No sábado à noite chovia mais ainda.
Não era um diluvio mas deu para apanhar uma valente molha quando fui para o
carro, deviam ser umas três e meia da manhã, vindo da noite de salsa onde fingi
que sabia alguma coisa mas só confirmei que (ainda) não danço um caralho. Na
realidade eram duas e meia, a hora é que avançou nessa noite e como duas
noitadas seguidas já não são para a minha idade, passei a noite a beber
coca-colas! A chuva obrigava-me a uma atenção que eu não queria chamar mas as
vias por onde andei a isso obrigavam. Entrei na marginal e pensei que ia
finalmente deixar que o hábito me conduzisse até casa mas assim que vejo os
pinos antes da curva do Mónaco pensei logo numa operação stop.
Mas desta vez estava contente! Não tinha bebido uma gota de álcool e até
queria soprar no balão.
Encosto e mal abro o vidro vejo uma sra. agente cuja cara me soa familiar…
- Olá António!
- Olá! – respondo eu reconhecendo a voz e a cara ao mesmo tempo.
A L. é monitora no ginásio onde ando e era ela quem estava de serviço no
dia em que lá entrei. Eu já sabia que ela era polícia e que poderia andar por
ali mas estava longe de imaginar ser parado uma segunda vez em dias seguidos
quanto mais encontrá-la.
De imediato se interpõe um agente sisudo que me fala com jeitos de militar
forçado, como se buscasse uma guerra que nunca mais vinha de modo a poder pôr
em prática todo o ar de mauzão que a sua voz tentava simular:
- Boa noite sr: os seus documentos por favor. – entrego-lhe o cartão de
cidadão e a carta de condução – O certificado de matrícula por favor! – e
afasta-se com a “minha amiga” dando a volta ao carro. Não faço ideia o que raio
seja o “certificado de matrícula” mas sei que tenho tudo em ordem por isso vou
tirando a tralha: livrete, comprovativo de IUC e papel verde do seguro.
- É o livrete, certo? – pergunto assim que se aproximam da janela. Ele
acena. Entrego-lhe o papel que me é devolvido de imediato com os restantes
documentos.
- Sabe quando tem de ir à inspecção?
- Em Agosto. – respondo com ar triunfante.
- E o dia? – com esta é que me apanhou – Sabe que agora é o dia da
matricula que estabelece a data limite?
- Não sabia.
- É dia treze de Agosto.
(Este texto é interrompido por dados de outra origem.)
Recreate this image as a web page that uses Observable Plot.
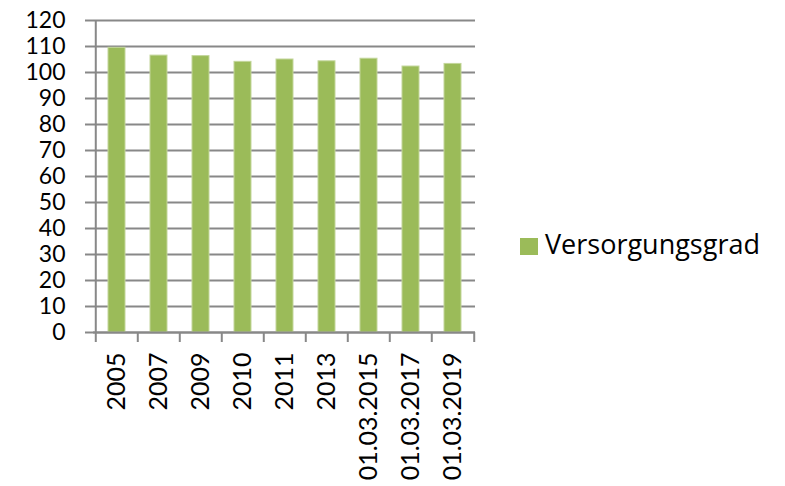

Fica com a informação para poder actuar em
conformidade.
Agradeci a informação, despedi-me da L. e segui viagem com grande pena de
não me terem feito o teste da alcoolémia. Ainda pensei em pedir mas o ar
mal-encarado do sr. agente, apesar da utilidade da informação que me deu,
dissuadiu-me.
Não sei se passarei a encarar a autoridade com menos receio mas neste duplo
encontro sinto que tive sorte, um fez que não viu uma possível multa que me ia
aliviar a carteira e pesar na consciência (bem mais do que a mentira); o outro
nem referência fez ao teste, não sei se por eu conhecer a colega dele se devido
à minha cara de santo.
Seja como for, vou jogar no Euromilhões porque me parece um sinal muito
claro que, depois de ser mandado parar duas vezes seguidas pela polícia e nada
me ter sido levado, a probabilidade de acertar na chave milionária tornou-se,
pelo menos psicologicamente, muito mais provável.
1Tudo
o que escrevi neste texto é mentira, sobretudo a parte em que digo que menti ao
polícia. Mas se tudo é falso, esta nota também o é o que transforma o conjunto
crónica-nota num paradoxo bem lixado de deslindar.